# GIVEN DATA
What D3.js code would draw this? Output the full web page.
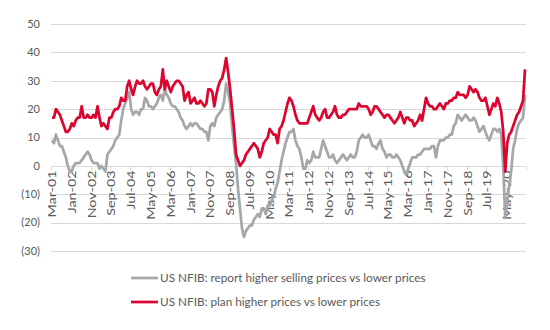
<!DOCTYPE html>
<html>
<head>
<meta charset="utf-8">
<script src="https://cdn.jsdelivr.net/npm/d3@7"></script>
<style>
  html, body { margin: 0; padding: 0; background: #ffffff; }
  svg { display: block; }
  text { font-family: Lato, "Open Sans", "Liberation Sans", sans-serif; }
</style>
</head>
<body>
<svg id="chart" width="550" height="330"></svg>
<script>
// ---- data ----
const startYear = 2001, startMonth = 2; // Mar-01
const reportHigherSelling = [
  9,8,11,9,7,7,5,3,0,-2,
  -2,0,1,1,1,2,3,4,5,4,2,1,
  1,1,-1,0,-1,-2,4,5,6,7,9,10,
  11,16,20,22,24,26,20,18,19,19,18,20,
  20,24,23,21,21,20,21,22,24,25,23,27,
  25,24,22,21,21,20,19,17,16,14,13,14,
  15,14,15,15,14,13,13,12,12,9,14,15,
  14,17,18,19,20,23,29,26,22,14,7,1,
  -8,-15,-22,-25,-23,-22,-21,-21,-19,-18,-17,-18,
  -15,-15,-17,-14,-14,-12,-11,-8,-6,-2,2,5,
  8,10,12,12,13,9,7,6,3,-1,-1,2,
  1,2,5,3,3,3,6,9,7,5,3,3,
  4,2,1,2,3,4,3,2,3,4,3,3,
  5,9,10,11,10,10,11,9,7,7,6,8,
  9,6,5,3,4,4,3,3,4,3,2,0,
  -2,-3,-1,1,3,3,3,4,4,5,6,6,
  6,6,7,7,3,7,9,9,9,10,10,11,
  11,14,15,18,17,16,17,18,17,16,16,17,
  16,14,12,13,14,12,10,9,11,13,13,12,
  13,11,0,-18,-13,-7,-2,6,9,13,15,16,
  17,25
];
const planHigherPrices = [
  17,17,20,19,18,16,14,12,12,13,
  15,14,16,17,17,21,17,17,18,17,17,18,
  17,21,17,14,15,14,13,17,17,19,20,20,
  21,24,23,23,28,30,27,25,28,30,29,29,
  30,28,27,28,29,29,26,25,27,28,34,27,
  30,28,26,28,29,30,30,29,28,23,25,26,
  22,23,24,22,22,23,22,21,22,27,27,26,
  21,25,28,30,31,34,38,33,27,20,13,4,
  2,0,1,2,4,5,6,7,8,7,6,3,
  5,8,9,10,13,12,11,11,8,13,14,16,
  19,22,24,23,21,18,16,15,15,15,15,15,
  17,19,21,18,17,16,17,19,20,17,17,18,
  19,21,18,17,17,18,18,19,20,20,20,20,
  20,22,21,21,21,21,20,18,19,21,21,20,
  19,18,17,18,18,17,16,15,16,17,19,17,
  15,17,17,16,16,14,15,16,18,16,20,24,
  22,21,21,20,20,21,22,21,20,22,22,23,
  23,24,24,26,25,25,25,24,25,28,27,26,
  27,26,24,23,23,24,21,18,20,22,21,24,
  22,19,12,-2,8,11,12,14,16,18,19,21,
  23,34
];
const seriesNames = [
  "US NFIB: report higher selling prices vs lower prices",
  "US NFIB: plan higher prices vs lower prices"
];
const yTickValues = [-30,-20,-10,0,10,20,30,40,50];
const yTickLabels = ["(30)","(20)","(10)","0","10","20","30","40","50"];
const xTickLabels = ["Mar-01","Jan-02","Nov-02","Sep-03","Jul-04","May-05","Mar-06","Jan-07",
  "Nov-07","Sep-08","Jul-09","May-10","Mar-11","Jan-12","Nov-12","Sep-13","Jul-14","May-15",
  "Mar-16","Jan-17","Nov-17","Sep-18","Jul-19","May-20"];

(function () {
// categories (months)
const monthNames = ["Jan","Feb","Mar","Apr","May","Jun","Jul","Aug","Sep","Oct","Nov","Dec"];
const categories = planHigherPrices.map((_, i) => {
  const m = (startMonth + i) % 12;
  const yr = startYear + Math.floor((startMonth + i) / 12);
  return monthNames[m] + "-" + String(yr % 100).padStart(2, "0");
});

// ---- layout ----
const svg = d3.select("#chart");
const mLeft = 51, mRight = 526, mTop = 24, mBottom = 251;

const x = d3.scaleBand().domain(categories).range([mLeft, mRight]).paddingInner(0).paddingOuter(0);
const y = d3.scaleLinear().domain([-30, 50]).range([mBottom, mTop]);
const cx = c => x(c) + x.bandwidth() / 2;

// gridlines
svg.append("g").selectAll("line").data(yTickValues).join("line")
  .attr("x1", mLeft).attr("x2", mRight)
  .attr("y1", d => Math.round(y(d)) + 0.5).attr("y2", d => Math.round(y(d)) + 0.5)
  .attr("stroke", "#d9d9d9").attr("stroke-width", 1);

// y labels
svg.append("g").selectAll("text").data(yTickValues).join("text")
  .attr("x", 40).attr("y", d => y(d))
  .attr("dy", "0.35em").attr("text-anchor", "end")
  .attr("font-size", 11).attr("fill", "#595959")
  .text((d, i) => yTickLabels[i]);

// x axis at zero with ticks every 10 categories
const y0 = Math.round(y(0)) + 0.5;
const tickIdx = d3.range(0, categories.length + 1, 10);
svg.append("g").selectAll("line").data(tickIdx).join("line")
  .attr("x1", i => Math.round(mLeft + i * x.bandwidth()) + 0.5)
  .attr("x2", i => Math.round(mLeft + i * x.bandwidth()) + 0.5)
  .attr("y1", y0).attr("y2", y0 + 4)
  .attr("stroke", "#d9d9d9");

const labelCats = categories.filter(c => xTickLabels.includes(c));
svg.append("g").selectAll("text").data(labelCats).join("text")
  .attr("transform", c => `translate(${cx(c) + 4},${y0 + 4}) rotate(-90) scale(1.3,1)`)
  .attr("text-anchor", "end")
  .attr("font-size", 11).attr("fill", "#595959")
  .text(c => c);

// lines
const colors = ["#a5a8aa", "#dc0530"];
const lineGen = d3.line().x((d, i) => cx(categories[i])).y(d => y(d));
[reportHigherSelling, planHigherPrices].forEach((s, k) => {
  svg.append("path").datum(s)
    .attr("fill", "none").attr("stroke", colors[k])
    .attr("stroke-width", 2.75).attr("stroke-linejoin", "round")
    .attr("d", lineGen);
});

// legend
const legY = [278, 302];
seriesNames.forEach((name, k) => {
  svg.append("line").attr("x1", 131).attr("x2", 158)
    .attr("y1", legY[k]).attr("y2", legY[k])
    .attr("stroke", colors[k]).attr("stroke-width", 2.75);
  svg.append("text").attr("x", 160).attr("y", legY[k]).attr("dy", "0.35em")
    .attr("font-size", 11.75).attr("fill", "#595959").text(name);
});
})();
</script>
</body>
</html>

# WHAT THE TASK REQUIRES
Write out every line above exactly as it is, leaving out the pictures.

# TASK ANSWER
What D3.js code would draw this? Output the full web page.
<!DOCTYPE html>
<html>
<head>
<meta charset="utf-8">
<script src="https://cdn.jsdelivr.net/npm/d3@7"></script>
<style>
  html, body { margin: 0; padding: 0; background: #ffffff; }
  svg { display: block; }
  text { font-family: Lato, "Open Sans", "Liberation Sans", sans-serif; }
</style>
</head>
<body>
<svg id="chart" width="550" height="330"></svg>
<script>
// ---- data ----
const startYear = 2001, startMonth = 2; // Mar-01
const reportHigherSelling = [
  9,8,11,9,7,7,5,3,0,-2,
  -2,0,1,1,1,2,3,4,5,4,2,1,
  1,1,-1,0,-1,-2,4,5,6,7,9,10,
  11,16,20,22,24,26,20,18,19,19,18,20,
  20,24,23,21,21,20,21,22,24,25,23,27,
  25,24,22,21,21,20,19,17,16,14,13,14,
  15,14,15,15,14,13,13,12,12,9,14,15,
  14,17,18,19,20,23,29,26,22,14,7,1,
  -8,-15,-22,-25,-23,-22,-21,-21,-19,-18,-17,-18,
  -15,-15,-17,-14,-14,-12,-11,-8,-6,-2,2,5,
  8,10,12,12,13,9,7,6,3,-1,-1,2,
  1,2,5,3,3,3,6,9,7,5,3,3,
  4,2,1,2,3,4,3,2,3,4,3,3,
  5,9,10,11,10,10,11,9,7,7,6,8,
  9,6,5,3,4,4,3,3,4,3,2,0,
  -2,-3,-1,1,3,3,3,4,4,5,6,6,
  6,6,7,7,3,7,9,9,9,10,10,11,
  11,14,15,18,17,16,17,18,17,16,16,17,
  16,14,12,13,14,12,10,9,11,13,13,12,
  13,11,0,-18,-13,-7,-2,6,9,13,15,16,
  17,25
];
const planHigherPrices = [
  17,17,20,19,18,16,14,12,12,13,
  15,14,16,17,17,21,17,17,18,17,17,18,
  17,21,17,14,15,14,13,17,17,19,20,20,
  21,24,23,23,28,30,27,25,28,30,29,29,
  30,28,27,28,29,29,26,25,27,28,34,27,
  30,28,26,28,29,30,30,29,28,23,25,26,
  22,23,24,22,22,23,22,21,22,27,27,26,
  21,25,28,30,31,34,38,33,27,20,13,4,
  2,0,1,2,4,5,6,7,8,7,6,3,
  5,8,9,10,13,12,11,11,8,13,14,16,
  19,22,24,23,21,18,16,15,15,15,15,15,
  17,19,21,18,17,16,17,19,20,17,17,18,
  19,21,18,17,17,18,18,19,20,20,20,20,
  20,22,21,21,21,21,20,18,19,21,21,20,
  19,18,17,18,18,17,16,15,16,17,19,17,
  15,17,17,16,16,14,15,16,18,16,20,24,
  22,21,21,20,20,21,22,21,20,22,22,23,
  23,24,24,26,25,25,25,24,25,28,27,26,
  27,26,24,23,23,24,21,18,20,22,21,24,
  22,19,12,-2,8,11,12,14,16,18,19,21,
  23,34
];
const seriesNames = [
  "US NFIB: report higher selling prices vs lower prices",
  "US NFIB: plan higher prices vs lower prices"
];
const yTickValues = [-30,-20,-10,0,10,20,30,40,50];
const yTickLabels = ["(30)","(20)","(10)","0","10","20","30","40","50"];
const xTickLabels = ["Mar-01","Jan-02","Nov-02","Sep-03","Jul-04","May-05","Mar-06","Jan-07",
  "Nov-07","Sep-08","Jul-09","May-10","Mar-11","Jan-12","Nov-12","Sep-13","Jul-14","May-15",
  "Mar-16","Jan-17","Nov-17","Sep-18","Jul-19","May-20"];

(function () {
// categories (months)
const monthNames = ["Jan","Feb","Mar","Apr","May","Jun","Jul","Aug","Sep","Oct","Nov","Dec"];
const categories = planHigherPrices.map((_, i) => {
  const m = (startMonth + i) % 12;
  const yr = startYear + Math.floor((startMonth + i) / 12);
  return monthNames[m] + "-" + String(yr % 100).padStart(2, "0");
});

// ---- layout ----
const svg = d3.select("#chart");
const mLeft = 51, mRight = 526, mTop = 24, mBottom = 251;

const x = d3.scaleBand().domain(categories).range([mLeft, mRight]).paddingInner(0).paddingOuter(0);
const y = d3.scaleLinear().domain([-30, 50]).range([mBottom, mTop]);
const cx = c => x(c) + x.bandwidth() / 2;

// gridlines
svg.append("g").selectAll("line").data(yTickValues).join("line")
  .attr("x1", mLeft).attr("x2", mRight)
  .attr("y1", d => Math.round(y(d)) + 0.5).attr("y2", d => Math.round(y(d)) + 0.5)
  .attr("stroke", "#d9d9d9").attr("stroke-width", 1);

// y labels
svg.append("g").selectAll("text").data(yTickValues).join("text")
  .attr("x", 40).attr("y", d => y(d))
  .attr("dy", "0.35em").attr("text-anchor", "end")
  .attr("font-size", 11).attr("fill", "#595959")
  .text((d, i) => yTickLabels[i]);

// x axis at zero with ticks every 10 categories
const y0 = Math.round(y(0)) + 0.5;
const tickIdx = d3.range(0, categories.length + 1, 10);
svg.append("g").selectAll("line").data(tickIdx).join("line")
  .attr("x1", i => Math.round(mLeft + i * x.bandwidth()) + 0.5)
  .attr("x2", i => Math.round(mLeft + i * x.bandwidth()) + 0.5)
  .attr("y1", y0).attr("y2", y0 + 4)
  .attr("stroke", "#d9d9d9");

const labelCats = categories.filter(c => xTickLabels.includes(c));
svg.append("g").selectAll("text").data(labelCats).join("text")
  .attr("transform", c => `translate(${cx(c) + 4},${y0 + 4}) rotate(-90) scale(1.3,1)`)
  .attr("text-anchor", "end")
  .attr("font-size", 11).attr("fill", "#595959")
  .text(c => c);

// lines
const colors = ["#a5a8aa", "#dc0530"];
const lineGen = d3.line().x((d, i) => cx(categories[i])).y(d => y(d));
[reportHigherSelling, planHigherPrices].forEach((s, k) => {
  svg.append("path").datum(s)
    .attr("fill", "none").attr("stroke", colors[k])
    .attr("stroke-width", 2.75).attr("stroke-linejoin", "round")
    .attr("d", lineGen);
});

// legend
const legY = [278, 302];
seriesNames.forEach((name, k) => {
  svg.append("line").attr("x1", 131).attr("x2", 158)
    .attr("y1", legY[k]).attr("y2", legY[k])
    .attr("stroke", colors[k]).attr("stroke-width", 2.75);
  svg.append("text").attr("x", 160).attr("y", legY[k]).attr("dy", "0.35em")
    .attr("font-size", 11.75).attr("fill", "#595959").text(name);
});
})();
</script>
</body>
</html>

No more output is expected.